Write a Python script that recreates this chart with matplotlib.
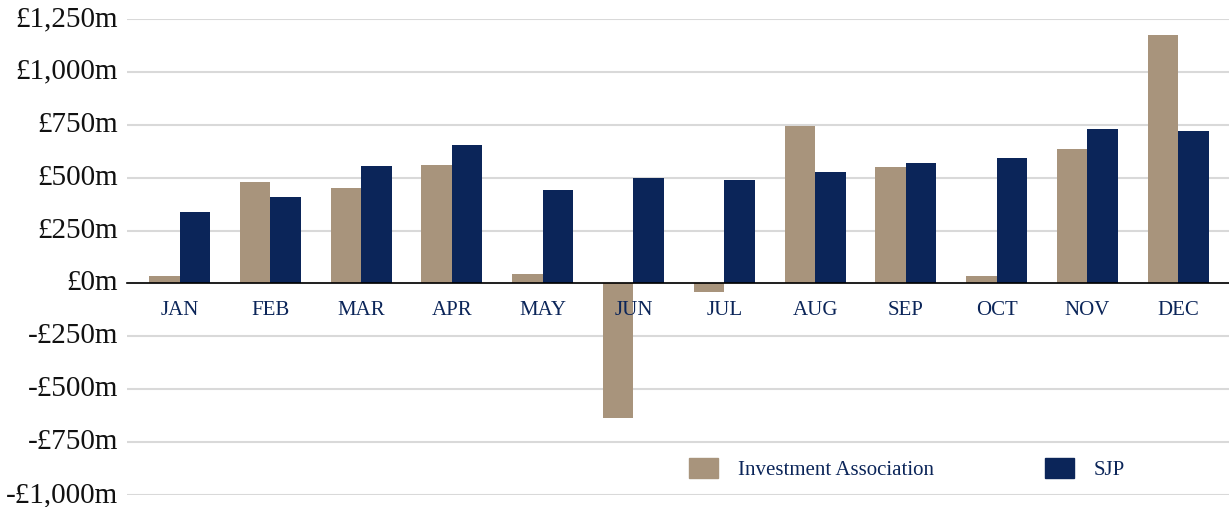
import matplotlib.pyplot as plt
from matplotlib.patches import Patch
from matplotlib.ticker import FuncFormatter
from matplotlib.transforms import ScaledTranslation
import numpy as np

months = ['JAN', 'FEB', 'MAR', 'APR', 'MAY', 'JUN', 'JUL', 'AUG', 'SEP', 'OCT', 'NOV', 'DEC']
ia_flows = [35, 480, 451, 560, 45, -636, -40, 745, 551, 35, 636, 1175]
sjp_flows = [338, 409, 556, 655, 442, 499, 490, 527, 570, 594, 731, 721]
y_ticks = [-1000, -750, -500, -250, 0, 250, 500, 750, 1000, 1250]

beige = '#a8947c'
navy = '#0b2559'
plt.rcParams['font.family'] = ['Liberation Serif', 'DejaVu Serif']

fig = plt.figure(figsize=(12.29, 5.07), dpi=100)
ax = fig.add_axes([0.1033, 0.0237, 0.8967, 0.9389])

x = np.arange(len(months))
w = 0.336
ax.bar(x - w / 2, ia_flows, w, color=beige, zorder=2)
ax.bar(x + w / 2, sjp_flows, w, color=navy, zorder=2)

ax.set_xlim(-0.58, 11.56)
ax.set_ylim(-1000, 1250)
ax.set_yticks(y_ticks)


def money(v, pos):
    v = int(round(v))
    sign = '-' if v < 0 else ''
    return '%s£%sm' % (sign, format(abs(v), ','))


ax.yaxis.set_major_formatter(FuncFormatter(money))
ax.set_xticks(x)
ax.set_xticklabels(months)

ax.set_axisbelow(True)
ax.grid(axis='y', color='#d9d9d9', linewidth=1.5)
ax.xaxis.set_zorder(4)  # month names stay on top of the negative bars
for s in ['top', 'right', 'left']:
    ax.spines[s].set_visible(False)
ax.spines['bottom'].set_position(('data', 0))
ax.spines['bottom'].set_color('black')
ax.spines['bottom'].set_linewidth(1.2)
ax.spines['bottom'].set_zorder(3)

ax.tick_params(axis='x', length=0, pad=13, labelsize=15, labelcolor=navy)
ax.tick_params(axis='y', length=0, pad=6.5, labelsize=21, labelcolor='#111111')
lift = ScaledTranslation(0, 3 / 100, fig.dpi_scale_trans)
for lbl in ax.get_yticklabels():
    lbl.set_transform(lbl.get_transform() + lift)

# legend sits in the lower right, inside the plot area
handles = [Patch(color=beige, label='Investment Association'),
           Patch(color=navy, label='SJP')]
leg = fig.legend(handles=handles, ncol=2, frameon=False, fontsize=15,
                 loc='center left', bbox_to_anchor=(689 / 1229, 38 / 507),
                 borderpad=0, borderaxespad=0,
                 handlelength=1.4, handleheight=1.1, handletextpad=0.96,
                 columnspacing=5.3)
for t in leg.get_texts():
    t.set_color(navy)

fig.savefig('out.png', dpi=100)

------

> **Set problem**: Please quote the lines of the material, beginning with the first and ending with the one that contains "ax.bar(x + w", exactly as written and without any pictures.

> **Response to the task**:
Write a Python script that recreates this chart with matplotlib.
import matplotlib.pyplot as plt
from matplotlib.patches import Patch
from matplotlib.ticker import FuncFormatter
from matplotlib.transforms import ScaledTranslation
import numpy as np

months = ['JAN', 'FEB', 'MAR', 'APR', 'MAY', 'JUN', 'JUL', 'AUG', 'SEP', 'OCT', 'NOV', 'DEC']
ia_flows = [35, 480, 451, 560, 45, -636, -40, 745, 551, 35, 636, 1175]
sjp_flows = [338, 409, 556, 655, 442, 499, 490, 527, 570, 594, 731, 721]
y_ticks = [-1000, -750, -500, -250, 0, 250, 500, 750, 1000, 1250]

beige = '#a8947c'
navy = '#0b2559'
plt.rcParams['font.family'] = ['Liberation Serif', 'DejaVu Serif']

fig = plt.figure(figsize=(12.29, 5.07), dpi=100)
ax = fig.add_axes([0.1033, 0.0237, 0.8967, 0.9389])

x = np.arange(len(months))
w = 0.336
ax.bar(x - w / 2, ia_flows, w, color=beige, zorder=2)
ax.bar(x + w / 2, sjp_flows, w, color=navy, zorder=2)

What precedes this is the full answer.